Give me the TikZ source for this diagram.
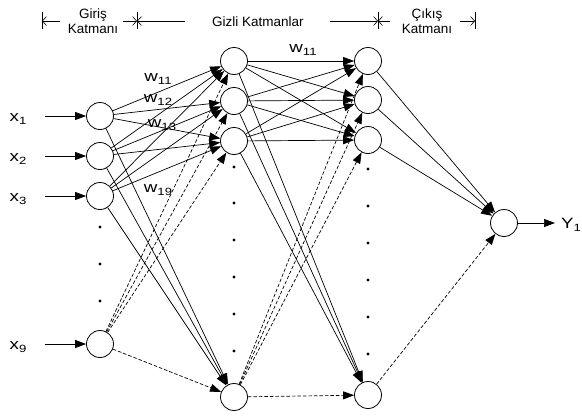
\documentclass[tikz,border=0pt]{standalone}
\usepackage{fontspec}
\usepackage{graphicx}
\setmainfont{Liberation Sans}
\usetikzlibrary{arrows.meta}
\newcommand{\symlab}[2]{\scalebox{1.25}[1]{\fontsize{15}{15}\selectfont #1\raisebox{-0.35ex}{\fontsize{10.5}{10.5}\selectfont #2}}}
\begin{document}
\begin{tikzpicture}[x=1pt,y=-1pt,
 neuron/.style={circle,draw,line width=0.8pt,minimum size=27pt,inner sep=0pt},
 conn/.style={line width=0.7pt,-{Triangle[length=11pt,width=8pt]}},
 dconn/.style={conn,dash pattern=on 3.5pt off 2pt},
 dotmark/.style={circle,fill,inner sep=0pt,minimum size=3.2pt},
 hdr/.style={font=\fontsize{13.5}{15}\selectfont,align=center,inner sep=0pt},
 dimline/.style={line width=0.6pt,-{Straight Barb[length=4pt,width=9pt]}},
 barline/.style={line width=0.6pt},
 lab/.style={inner sep=0pt}]
\useasboundingbox (0,0) rectangle (582,416);

% header
\node[hdr] (hin) at (93,21) {Giriş\\Katmanı};
\node[hdr] (hhid) at (258,22) {Gizli Katmanlar};
\node[hdr] (hout) at (427,21) {Çıkış\\Katmanı};
\coordinate (d0) at (42,21); \coordinate (d0a) at (60,21);
\coordinate (d1) at (137,21); \coordinate (d1a) at (123,21); \coordinate (d1b) at (185,21);
\coordinate (d2) at (378,21); \coordinate (d2a) at (330,21); \coordinate (d2b) at (390,21);
\coordinate (d3) at (475,21); \coordinate (d3a) at (460,21);
\draw[dimline] (d0a) -- (d0);
\draw[dimline] (d1a) -- (d1);
\draw[dimline] (d1b) -- (d1);
\draw[dimline] (d2a) -- (d2);
\draw[dimline] (d2b) -- (d2);
\draw[dimline] (d3a) -- (d3);
\foreach \bx in {42,137,378,475} \draw[barline] (\bx,12) -- (\bx,29);

% neurons
\node[neuron] (i1) at (100,116) {};
\node[neuron] (i2) at (100,156) {};
\node[neuron] (i3) at (100,196) {};
\node[neuron] (i9) at (100,344) {};
\node[neuron] (a1) at (234,61) {};
\node[neuron] (a2) at (234,101) {};
\node[neuron] (a3) at (234,141) {};
\node[neuron] (a9) at (234,397) {};
\node[neuron] (b1) at (368,61) {};
\node[neuron] (b2) at (368,100) {};
\node[neuron] (b3) at (368,140) {};
\node[neuron] (b9) at (368,395) {};
\node[neuron] (o) at (504,223) {};

% dots
\foreach \yy in {227,264,301} \node[dotmark] at (100,\yy) {};
\foreach \yy in {167,203,240,277,314,351} \node[dotmark] at (234,\yy) {};
\foreach \yy in {169,206,243,280,317,354} \node[dotmark] at (368,\yy) {};

% inputs
\node[lab] (lx1) at (18,119) {\symlab{x}{1}};
\node[lab] (lx2) at (18,159) {\symlab{x}{2}};
\node[lab] (lx3) at (18,199) {\symlab{x}{3}};
\node[lab] (lx9) at (18,347) {\symlab{x}{9}};
\coordinate (s1) at (45,116);
\coordinate (s2) at (45,156);
\coordinate (s3) at (45,196);
\coordinate (s9) at (45,344);
\draw[conn] (s1) -- (i1);
\draw[conn] (s2) -- (i2);
\draw[conn] (s3) -- (i3);
\draw[conn] (s9) -- (i9);

% input -> hidden 1
\foreach \s in {i1,i2,i3} \foreach \t in {a1,a2,a3,a9} \draw[conn] (\s) -- (\t);
\foreach \t in {a1,a2,a3,a9} \draw[dconn] (i9) -- (\t);

% hidden 1 -> hidden 2
\foreach \s in {a1,a2,a3} \foreach \t in {b1,b2,b3,b9} \draw[conn] (\s) -- (\t);
\foreach \t in {b1,b2,b3,b9} \draw[dconn] (a9) -- (\t);

% hidden 2 -> output
\foreach \s in {b1,b2,b3} \draw[conn] (\s) -- (o);
\draw[dconn] (b9) -- (o);

% output
\coordinate (yend) at (555,223);
\draw[conn] (o) -- (yend);
\node[lab] (ly) at (571,225) {\symlab{Y}{1}};

% weight labels
\node[lab] (w11) at (158,79) {\symlab{w}{11}};
\node[lab] (w12) at (158,100) {\symlab{w}{12}};
\node[lab] (w13) at (162,125) {\symlab{w}{13}};
\node[lab] (w19) at (158,190) {\symlab{w}{19}};
\node[lab] (w11b) at (303,50) {\symlab{w}{11}};
\end{tikzpicture}
\end{document}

> _WHAT YOU SHOULD DO_:
Extract all the data above exactly, excluding every picture.

> _WRITTEN ANSWER_:
Give me the TikZ source for this diagram.
\documentclass[tikz,border=0pt]{standalone}
\usepackage{fontspec}
\usepackage{graphicx}
\setmainfont{Liberation Sans}
\usetikzlibrary{arrows.meta}
\newcommand{\symlab}[2]{\scalebox{1.25}[1]{\fontsize{15}{15}\selectfont #1\raisebox{-0.35ex}{\fontsize{10.5}{10.5}\selectfont #2}}}
\begin{document}
\begin{tikzpicture}[x=1pt,y=-1pt,
 neuron/.style={circle,draw,line width=0.8pt,minimum size=27pt,inner sep=0pt},
 conn/.style={line width=0.7pt,-{Triangle[length=11pt,width=8pt]}},
 dconn/.style={conn,dash pattern=on 3.5pt off 2pt},
 dotmark/.style={circle,fill,inner sep=0pt,minimum size=3.2pt},
 hdr/.style={font=\fontsize{13.5}{15}\selectfont,align=center,inner sep=0pt},
 dimline/.style={line width=0.6pt,-{Straight Barb[length=4pt,width=9pt]}},
 barline/.style={line width=0.6pt},
 lab/.style={inner sep=0pt}]
\useasboundingbox (0,0) rectangle (582,416);

% header
\node[hdr] (hin) at (93,21) {Giriş\\Katmanı};
\node[hdr] (hhid) at (258,22) {Gizli Katmanlar};
\node[hdr] (hout) at (427,21) {Çıkış\\Katmanı};
\coordinate (d0) at (42,21); \coordinate (d0a) at (60,21);
\coordinate (d1) at (137,21); \coordinate (d1a) at (123,21); \coordinate (d1b) at (185,21);
\coordinate (d2) at (378,21); \coordinate (d2a) at (330,21); \coordinate (d2b) at (390,21);
\coordinate (d3) at (475,21); \coordinate (d3a) at (460,21);
\draw[dimline] (d0a) -- (d0);
\draw[dimline] (d1a) -- (d1);
\draw[dimline] (d1b) -- (d1);
\draw[dimline] (d2a) -- (d2);
\draw[dimline] (d2b) -- (d2);
\draw[dimline] (d3a) -- (d3);
\foreach \bx in {42,137,378,475} \draw[barline] (\bx,12) -- (\bx,29);

% neurons
\node[neuron] (i1) at (100,116) {};
\node[neuron] (i2) at (100,156) {};
\node[neuron] (i3) at (100,196) {};
\node[neuron] (i9) at (100,344) {};
\node[neuron] (a1) at (234,61) {};
\node[neuron] (a2) at (234,101) {};
\node[neuron] (a3) at (234,141) {};
\node[neuron] (a9) at (234,397) {};
\node[neuron] (b1) at (368,61) {};
\node[neuron] (b2) at (368,100) {};
\node[neuron] (b3) at (368,140) {};
\node[neuron] (b9) at (368,395) {};
\node[neuron] (o) at (504,223) {};

% dots
\foreach \yy in {227,264,301} \node[dotmark] at (100,\yy) {};
\foreach \yy in {167,203,240,277,314,351} \node[dotmark] at (234,\yy) {};
\foreach \yy in {169,206,243,280,317,354} \node[dotmark] at (368,\yy) {};

% inputs
\node[lab] (lx1) at (18,119) {\symlab{x}{1}};
\node[lab] (lx2) at (18,159) {\symlab{x}{2}};
\node[lab] (lx3) at (18,199) {\symlab{x}{3}};
\node[lab] (lx9) at (18,347) {\symlab{x}{9}};
\coordinate (s1) at (45,116);
\coordinate (s2) at (45,156);
\coordinate (s3) at (45,196);
\coordinate (s9) at (45,344);
\draw[conn] (s1) -- (i1);
\draw[conn] (s2) -- (i2);
\draw[conn] (s3) -- (i3);
\draw[conn] (s9) -- (i9);

% input -> hidden 1
\foreach \s in {i1,i2,i3} \foreach \t in {a1,a2,a3,a9} \draw[conn] (\s) -- (\t);
\foreach \t in {a1,a2,a3,a9} \draw[dconn] (i9) -- (\t);

% hidden 1 -> hidden 2
\foreach \s in {a1,a2,a3} \foreach \t in {b1,b2,b3,b9} \draw[conn] (\s) -- (\t);
\foreach \t in {b1,b2,b3,b9} \draw[dconn] (a9) -- (\t);

% hidden 2 -> output
\foreach \s in {b1,b2,b3} \draw[conn] (\s) -- (o);
\draw[dconn] (b9) -- (o);

% output
\coordinate (yend) at (555,223);
\draw[conn] (o) -- (yend);
\node[lab] (ly) at (571,225) {\symlab{Y}{1}};

% weight labels
\node[lab] (w11) at (158,79) {\symlab{w}{11}};
\node[lab] (w12) at (158,100) {\symlab{w}{12}};
\node[lab] (w13) at (162,125) {\symlab{w}{13}};
\node[lab] (w19) at (158,190) {\symlab{w}{19}};
\node[lab] (w11b) at (303,50) {\symlab{w}{11}};
\end{tikzpicture}
\end{document}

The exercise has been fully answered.